Friday, 27 November 2009
The Mullage Machine
You know when you have a formless blob of an idea floating around in your head? It could end up nowhere, but equally, it could end up being a half decent story. It’s a bit like having a lump of dough that needs to prove and bake into something with a purpose. And I don’t compare food and stories lightly, but I still compare them.
Sometimes you need to allow an idea, or a scene, to lurk inside your brain for a while until it takes shape. My friend Alexandra talks about putting it in The Mullage Machine.
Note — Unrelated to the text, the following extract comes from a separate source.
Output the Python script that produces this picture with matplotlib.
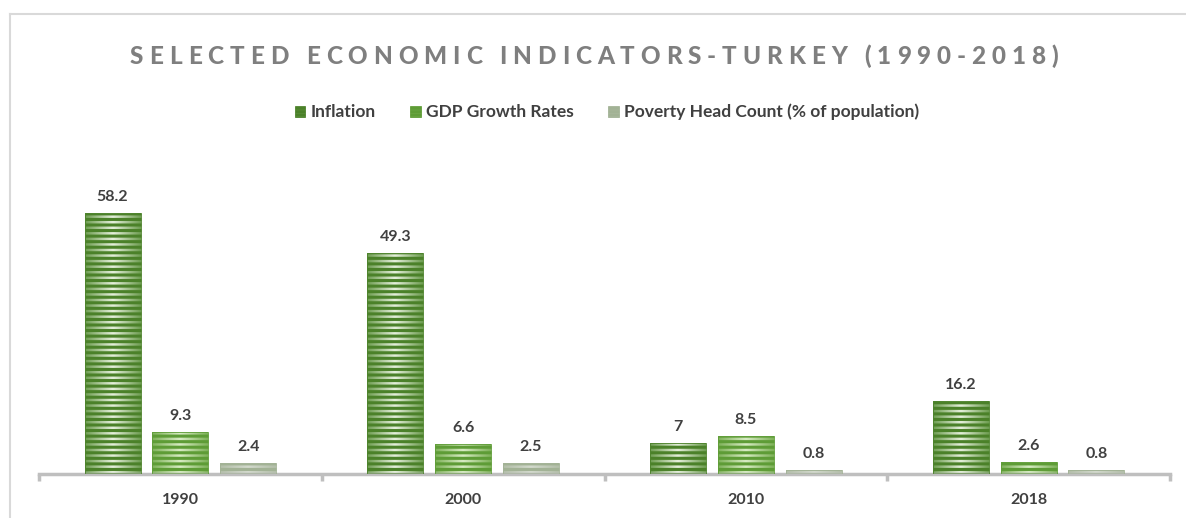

I have a very half-baked idea for a new children’s book right now and as always with me at this stage, it’s more about feeling a certain atmosphere than a tangible idea in which A, B and C happen. It’s so half-baked in fact, that I’m worried I have incurred the wrath of the Muse’s bouncers by even mentioning it. [If you’ve never come across the Muse’s bouncers before, believe me, they’re not to be messed with. The Muse wafts about in a diaphanous dress with flowers in her hair but her bouncers have tattoos on their knuckles and steel toecaps in their boots. They’ll escort you off the premises with a few broken limbs and a black eye as soon as look at you. I’ve posted before about how I managed to kill a book by blabbing all over the place about it instead of writing it. I won’t make that mistake again, beyond asking my nearest and dearest questions like, ‘So what would happen if…?’ and ‘Have you ever heard of this…?’
But as long as you keep schtum and don’t leave the idea in the mullage machine for too long, this can be one of the most delicious stages of writing something new. At this point, the book is perfect. Anything could happen and the story could go anywhere. The prose is brilliantly polished and yet natural, the plot will do all the things a plot should do. [Note that I haven’t listed them. That’s because I don’t really know. Answers on a postcard please to the usual address]. The characters will make sparkling dialogue and behave just like living breathing people. Except they’ll be much more interesting than real people.
So if you haven’t touched a keyboard or pen in relation to your current story but have been cranking up the mullage machine instead, don’t worry.
Thinking can sometimes be writing too.